··· Entries provided

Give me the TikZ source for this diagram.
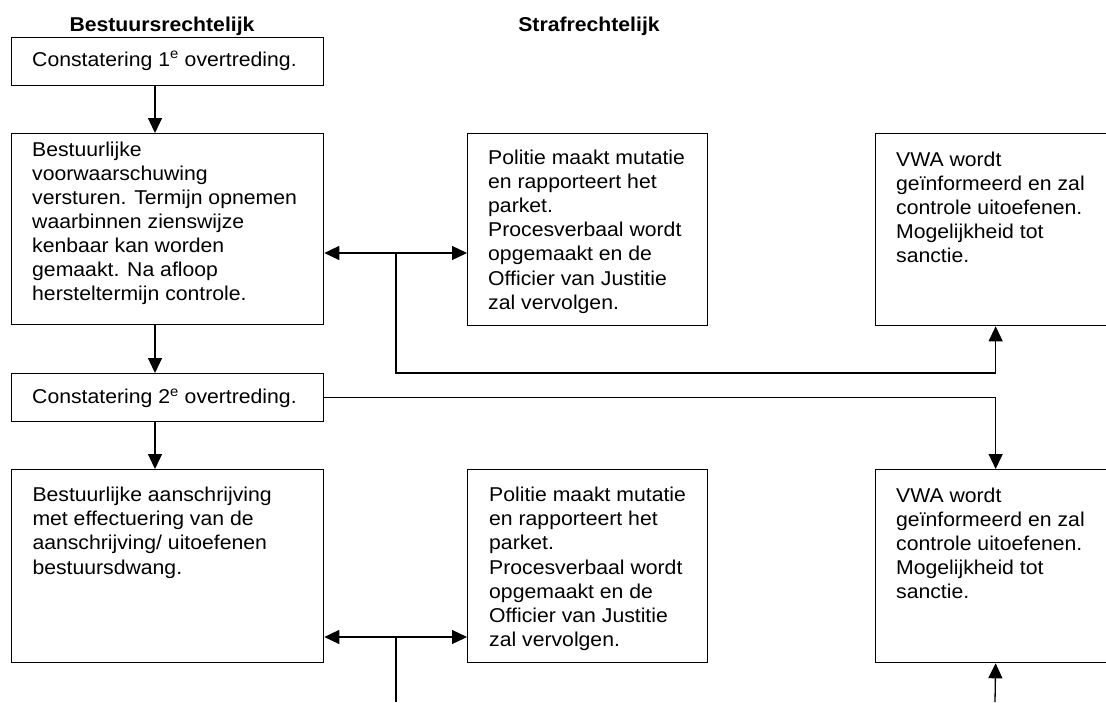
\documentclass[tikz,border=0pt]{standalone}
\usepackage{fontspec}
\setmainfont{Liberation Sans}[FakeStretch=1.06]
\usetikzlibrary{arrows.meta}
\begin{document}
\begin{tikzpicture}[x=1pt,y=-1pt,
  box/.style={draw,line width=1.3pt,inner sep=0pt,anchor=north west},
  txt/.style={anchor=north west,inner sep=0pt,align=left,font=\fontsize{20}{24.1}\selectfont},
  one/.style={anchor=base west,inner sep=0pt,font=\fontsize{20}{24.1}\selectfont},
  head/.style={anchor=base,inner sep=0pt,font=\fontsize{20}{24.1}\selectfont\bfseries},
  conn/.style={line width=1.3pt},
  arr/.style={conn,-{Triangle[length=15pt,width=14pt]}},
  darr/.style={conn,{Triangle[length=15pt,width=14pt]}-{Triangle[length=15pt,width=14pt]}}]
\useasboundingbox (0,0) rectangle (1106,702);
\clip (0,0) rectangle (1106,702);

% headers
\node[head] (h1) at (162,31) {Bestuursrechtelijk};
\node[head] (h2) at (589,31) {Strafrechtelijk};

% boxes
\node[box,minimum width=312pt,minimum height=48pt] (b1) at (11,37) {};
\node[box,minimum width=312pt,minimum height=191pt] (b2) at (11,133) {};
\node[box,minimum width=240pt,minimum height=192pt] (b3) at (467,133) {};
\node[box,minimum width=240pt,minimum height=192pt] (b4) at (875,133) {};
\node[box,minimum width=312pt,minimum height=48pt] (b5) at (11,373) {};
\node[box,minimum width=312pt,minimum height=193pt] (b6) at (11,469) {};
\node[box,minimum width=240pt,minimum height=193pt] (b7) at (467,469) {};
\node[box,minimum width=240pt,minimum height=193pt] (b8) at (875,469) {};

% texts
\node[one] (t1) at (32,66.5) {Constatering 1\textsuperscript{e} overtreding.};
\node[txt] (t2) at (32,139.2) {\strut Bestuurlijke\\voorwaarschuwing\\versturen. Termijn opnemen\\waarbinnen zienswijze\\kenbaar kan worden\\gemaakt. Na afloop\\hersteltermijn controle.};
\node[txt] (t3) at (488,147.5) {\strut Politie maakt mutatie\\en rapporteert het\\parket.\\Procesverbaal wordt\\opgemaakt en de\\Officier van Justitie\\zal vervolgen.};
\node[txt] (t4) at (896,149.1) {\strut VWA wordt\\geïnformeerd en zal\\controle uitoefenen.\\Mogelijkheid tot\\sanctie.};
\node[one] (t5) at (32,403.6) {Constatering 2\textsuperscript{e} overtreding.};
\node[txt] (t6) at (32.3,484.7) {\strut Bestuurlijke aanschrijving\\met effectuering van de\\aanschrijving/ uitoefenen\\bestuursdwang.};
\node[txt] (t7) at (489,484.7) {\strut Politie maakt mutatie\\en rapporteert het\\parket.\\Procesverbaal wordt\\opgemaakt en de\\Officier van Justitie\\zal vervolgen.};
\node[txt] (t8) at (896,485.5) {\strut VWA wordt\\geïnformeerd en zal\\controle uitoefenen.\\Mogelijkheid tot\\sanctie.};

% connectors
\coordinate (vx) at (155,0);
\draw[arr] (b1.south -| vx) -- (b2.north -| vx);
\draw[arr] (b2.south -| vx) -- (b5.north -| vx);
\draw[arr] (b5.south -| vx) -- (b6.north -| vx);

\coordinate (j1) at (396,253);
\coordinate (k1) at (396,373);
\draw[darr] (b2.east |- j1) -- (b3.west |- j1);
\draw[arr] (j1) -- (k1) -| (b4.south);

\draw[arr] (b5.east) -| (b8.north);

\coordinate (j2) at (396,637);
\coordinate (e1) at (396,702);
\coordinate (e2) at (995,702);
\draw[darr] (b6.east |- j2) -- (b7.west |- j2);
\draw[conn] (j2) -- (e1);
\draw[arr] (e2) -- (b8.south);
\end{tikzpicture}
\end{document}
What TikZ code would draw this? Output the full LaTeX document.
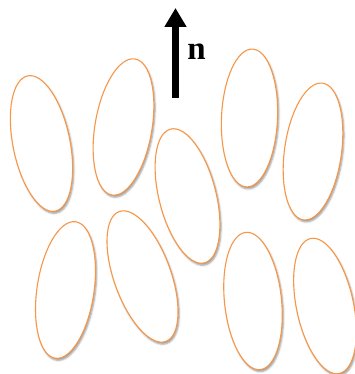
\documentclass[tikz,border=0pt]{standalone}
\usepackage{fontspec}
\setmainfont{Liberation Serif}
\usetikzlibrary{shapes.geometric,arrows.meta,shadows.blur}
\definecolor{cellorange}{HTML}{F79646}
\tikzset{
  cell/.style={ellipse, draw=cellorange, line width=1.1pt, fill=white,
    minimum width=57pt, minimum height=138pt, inner sep=0pt,
    blur shadow={shadow xshift=1.2pt, shadow yshift=-2pt, shadow blur radius=1.8pt, shadow opacity=40}},
  normalarrow/.style={line width=6.5pt, -{Triangle[length=19pt,width=21pt]}}
}
\begin{document}
\begin{tikzpicture}[x=1pt,y=1pt]
\useasboundingbox (0,0) rectangle (355,-374);
\node[cell, rotate=11.5] (e1) at (41.5,-143.5) {};
\node[cell, rotate=-9.6] (e2) at (123.5,-127) {};
\node[cell, rotate=14.2] (e3) at (187.5,-196) {};
\node[cell, rotate=-2.5, minimum width=56pt] (e4) at (249.5,-118) {};
\node[cell, rotate=-8] (e5) at (313,-151.5) {};
\node[cell, rotate=-8.5] (e6) at (65.5,-290) {};
\node[cell, rotate=19.7] (e7) at (142.5,-276.5) {};
\node[cell, rotate=6] (e8) at (253,-301) {};
\node[cell, rotate=12] (e9) at (325,-306) {};
\coordinate (nbase) at (175.5,-98);
\coordinate (ntip) at (175.5,-8);
\draw[normalarrow] (nbase) -- (ntip);
\node[font=\fontsize{33}{36}\selectfont\bfseries, inner sep=0pt] (nlabel) at (196.5,-52) {n};
\end{tikzpicture}
\end{document}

······

▶ [Problem statement]:
Pictures are not part of the copy; reproduce everything else in the records exactly.

▶ [Result]:
Give me the TikZ source for this diagram.
\documentclass[tikz,border=0pt]{standalone}
\usepackage{fontspec}
\setmainfont{Liberation Sans}[FakeStretch=1.06]
\usetikzlibrary{arrows.meta}
\begin{document}
\begin{tikzpicture}[x=1pt,y=-1pt,
  box/.style={draw,line width=1.3pt,inner sep=0pt,anchor=north west},
  txt/.style={anchor=north west,inner sep=0pt,align=left,font=\fontsize{20}{24.1}\selectfont},
  one/.style={anchor=base west,inner sep=0pt,font=\fontsize{20}{24.1}\selectfont},
  head/.style={anchor=base,inner sep=0pt,font=\fontsize{20}{24.1}\selectfont\bfseries},
  conn/.style={line width=1.3pt},
  arr/.style={conn,-{Triangle[length=15pt,width=14pt]}},
  darr/.style={conn,{Triangle[length=15pt,width=14pt]}-{Triangle[length=15pt,width=14pt]}}]
\useasboundingbox (0,0) rectangle (1106,702);
\clip (0,0) rectangle (1106,702);

% headers
\node[head] (h1) at (162,31) {Bestuursrechtelijk};
\node[head] (h2) at (589,31) {Strafrechtelijk};

% boxes
\node[box,minimum width=312pt,minimum height=48pt] (b1) at (11,37) {};
\node[box,minimum width=312pt,minimum height=191pt] (b2) at (11,133) {};
\node[box,minimum width=240pt,minimum height=192pt] (b3) at (467,133) {};
\node[box,minimum width=240pt,minimum height=192pt] (b4) at (875,133) {};
\node[box,minimum width=312pt,minimum height=48pt] (b5) at (11,373) {};
\node[box,minimum width=312pt,minimum height=193pt] (b6) at (11,469) {};
\node[box,minimum width=240pt,minimum height=193pt] (b7) at (467,469) {};
\node[box,minimum width=240pt,minimum height=193pt] (b8) at (875,469) {};

% texts
\node[one] (t1) at (32,66.5) {Constatering 1\textsuperscript{e} overtreding.};
\node[txt] (t2) at (32,139.2) {\strut Bestuurlijke\\voorwaarschuwing\\versturen. Termijn opnemen\\waarbinnen zienswijze\\kenbaar kan worden\\gemaakt. Na afloop\\hersteltermijn controle.};
\node[txt] (t3) at (488,147.5) {\strut Politie maakt mutatie\\en rapporteert het\\parket.\\Procesverbaal wordt\\opgemaakt en de\\Officier van Justitie\\zal vervolgen.};
\node[txt] (t4) at (896,149.1) {\strut VWA wordt\\geïnformeerd en zal\\controle uitoefenen.\\Mogelijkheid tot\\sanctie.};
\node[one] (t5) at (32,403.6) {Constatering 2\textsuperscript{e} overtreding.};
\node[txt] (t6) at (32.3,484.7) {\strut Bestuurlijke aanschrijving\\met effectuering van de\\aanschrijving/ uitoefenen\\bestuursdwang.};
\node[txt] (t7) at (489,484.7) {\strut Politie maakt mutatie\\en rapporteert het\\parket.\\Procesverbaal wordt\\opgemaakt en de\\Officier van Justitie\\zal vervolgen.};
\node[txt] (t8) at (896,485.5) {\strut VWA wordt\\geïnformeerd en zal\\controle uitoefenen.\\Mogelijkheid tot\\sanctie.};

% connectors
\coordinate (vx) at (155,0);
\draw[arr] (b1.south -| vx) -- (b2.north -| vx);
\draw[arr] (b2.south -| vx) -- (b5.north -| vx);
\draw[arr] (b5.south -| vx) -- (b6.north -| vx);

\coordinate (j1) at (396,253);
\coordinate (k1) at (396,373);
\draw[darr] (b2.east |- j1) -- (b3.west |- j1);
\draw[arr] (j1) -- (k1) -| (b4.south);

\draw[arr] (b5.east) -| (b8.north);

\coordinate (j2) at (396,637);
\coordinate (e1) at (396,702);
\coordinate (e2) at (995,702);
\draw[darr] (b6.east |- j2) -- (b7.west |- j2);
\draw[conn] (j2) -- (e1);
\draw[arr] (e2) -- (b8.south);
\end{tikzpicture}
\end{document}
What TikZ code would draw this? Output the full LaTeX document.
\documentclass[tikz,border=0pt]{standalone}
\usepackage{fontspec}
\setmainfont{Liberation Serif}
\usetikzlibrary{shapes.geometric,arrows.meta,shadows.blur}
\definecolor{cellorange}{HTML}{F79646}
\tikzset{
  cell/.style={ellipse, draw=cellorange, line width=1.1pt, fill=white,
    minimum width=57pt, minimum height=138pt, inner sep=0pt,
    blur shadow={shadow xshift=1.2pt, shadow yshift=-2pt, shadow blur radius=1.8pt, shadow opacity=40}},
  normalarrow/.style={line width=6.5pt, -{Triangle[length=19pt,width=21pt]}}
}
\begin{document}
\begin{tikzpicture}[x=1pt,y=1pt]
\useasboundingbox (0,0) rectangle (355,-374);
\node[cell, rotate=11.5] (e1) at (41.5,-143.5) {};
\node[cell, rotate=-9.6] (e2) at (123.5,-127) {};
\node[cell, rotate=14.2] (e3) at (187.5,-196) {};
\node[cell, rotate=-2.5, minimum width=56pt] (e4) at (249.5,-118) {};
\node[cell, rotate=-8] (e5) at (313,-151.5) {};
\node[cell, rotate=-8.5] (e6) at (65.5,-290) {};
\node[cell, rotate=19.7] (e7) at (142.5,-276.5) {};
\node[cell, rotate=6] (e8) at (253,-301) {};
\node[cell, rotate=12] (e9) at (325,-306) {};
\coordinate (nbase) at (175.5,-98);
\coordinate (ntip) at (175.5,-8);
\draw[normalarrow] (nbase) -- (ntip);
\node[font=\fontsize{33}{36}\selectfont\bfseries, inner sep=0pt] (nlabel) at (196.5,-52) {n};
\end{tikzpicture}
\end{document}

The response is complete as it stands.